Если бы эти элементы иудаизма управляли будущим, евреев постигла бы судьба других этнических групп. К счастью, те же самые движения духа, которым суждено было возродиться в зороастризме у персов и мистических культах, позднее привезенных с Востока греками, присутствовали в еще большей степени среди определенной части поистине духовных евреев. Еврейские жрецы и деловые люди сыграли свою роль в политической и экономической истории после падения правления Ахеменидов, но история евреев была бы историей язычников, если бы не сформировались новые группировки.
Можно увидеть, что эти группировки представляют три совершенно различных идеала, смутно признававшиеся в более поздний период Ахеменидов. С одной стороны были «праведные», глубоко религиозные, верные храмовым традициям люди, но в душе более озабоченные правильным соблюдением Закона Моисея, введенного Эзрой. Для них спасение было возможно лишь через полное отделение (откуда и произошло позднее их название «отделенные» — фарисеи) ото всех, кто не соглашался с их учением, будь то равнодушные жрецы или «люди земли». Браки с язычниками предавались анафеме. Писцы, обученные Закону, как Эзра, давали им наставления, и время их триумфа настало после разрушения Второго храма.
Другое крыло было представлено широкими церковными кругами. По-своему члены этой группировки были такими же религиозными, как и так называемые «праведники». Наверное, они были даже более преданы храму, его обрядам и всему тому, что они считали истинным иудаизмом. В отличие от «отделенных» они хотели распространить эти преимущества на весь мир.
В то время как «праведники» были явными пацифистами и никогда не противились чужеземному правлению до тех пор, пока разрешалась свобода отправления религиозных культов, у Хаггая, Захария и Малахи проявился в равной степени вполне определенный национализм. В произведениях Захария впервые появилось упоминание апокалипсиса среди евреев. Но Зерубабель исчез, а у Малахи не было преемника. Персидские налоги отвлекли все мысли на проблему простого выживания. Национализм и апокалипсис, казалось, были забыты у евреев, но, как часто случается, видимость обманчива.

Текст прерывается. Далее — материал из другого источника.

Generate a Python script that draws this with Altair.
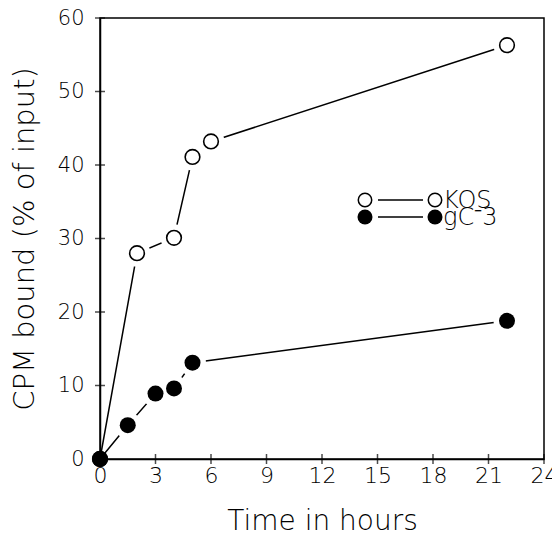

Задолго до того, как эти религиозные движения начали свое развитие на Востоке, и прежде чем обратное движение из греческих земель начало свое медленное течение на восток, религиозное мышление Востока оказывало мощное влияние на греков. Мы начнем с Гесиода, который таким образом давно считал Адониса сыном Феникса, «финикийцем». Среди отрывков из Сафо мы читаем: «Горе Адонису!», «Умирает, Китера, нежный Адонис; что нам делать? Девы, бейте себя в грудь, рвите свои хитоны!», «Четырехмесячный траур по Адонису» в преисподней. Тимокреон Родосский, автор комедий и открытый соперник Фемистокла и Симонида, рассказывает нам, как после почестей Адонису, оказанных Афродитой на его похоронах, киприоты продолжали бросать в его погребальный костер живых голубей, которые улетали, но потом падали в другой погребальный костер и умирали. Согласно гимнам Праксиллы (женщина-поэт, процветавшая ок. 450 г. до н. э. — Пер.) из Сикиона (греческий полис на северо-востоке Пелопоннеса в глубине Коринфского залива. — Пер.), когда тени умерших спросили Адониса в преисподней, что из того, что он оставил на земле, было самым прекрасным, он ответил: «Самое прекрасное, что я оставил, — это солнечный свет; во-вторых, это свет звезд и луны; а еще зрелые огурцы, яблоки и груши». Антимах (греческий поэт и ученый из Колофона (V–IV вв. до н. э.). — Пер.) знал, что Адонис был правителем Кипра.